# Upcoming College Graduate Seek Overseas Work



## Diesel86 (Aug 3, 2009)

Hello Everyone,

As the title of my thread stated I will be graduating from a top tier business school in the United States with a B.S. in Business Management and a Certification in International Business. My career goal is to work in private equity within emerging markets, i.e. Africa. With SA having the top financial companies for this particular work industry is the reason for my potential move.

In doing research on potential employers I keep running into closed doors with not being a SA citizen with the major investment institutions. When trying to contact independent firms I run into the problem with them not having an analyst/intern program. I have talked to a few professionals in PE and they say my best bet would be move over to SA and start knocking on doors. What do you guys think?

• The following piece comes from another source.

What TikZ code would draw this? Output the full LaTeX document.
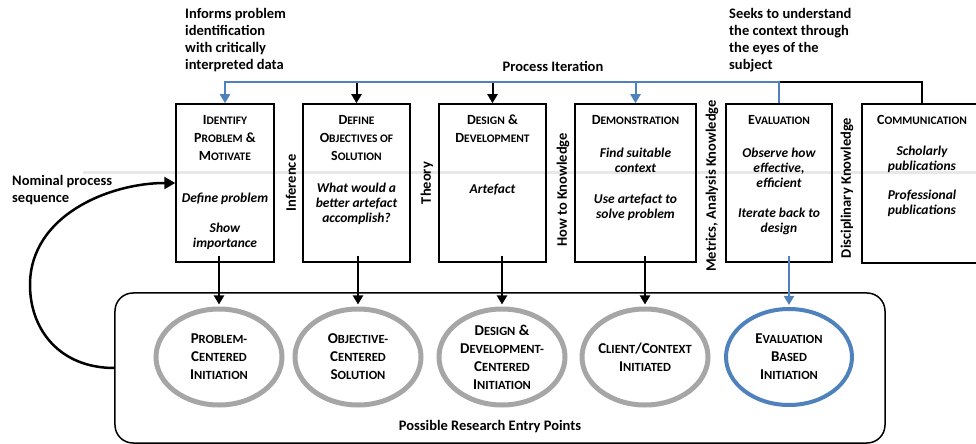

Options I have thought of. (1) I have my TEFL Certification (teaching English as a foreign language) from a prior trip to S. America that I could try to use for a reason to get a work visa temporary. (2) An area that does interest me is microfinance, so i could try to get a volunteer position with an NGO for temporary visa. (3) Go on my 90 day passport visa and just try and network as much as I can (I have some friends with family that I could stay with while I do this)


----------



## Stevan (Jun 30, 2009)

Diesel86 said:


> Hello Everyone,
> 
> As the title of my thread stated I will be graduating from a top tier business school in the United States with a B.S. in Business Management and a Certification in International Business. My career goal is to work in private equity within emerging markets, i.e. Africa. With SA having the top financial companies for this particular work industry is the reason for my potential move.
> 
> ...


Hi 

Your problem will always be the amount of paper work that a company has to do to get you a permit. Even if you quilfied for a skill based workpermit it will normaly state you need five years experience.

Your best option may be to find a US firm with an overseas office and then try an internal transfer overseas.


----------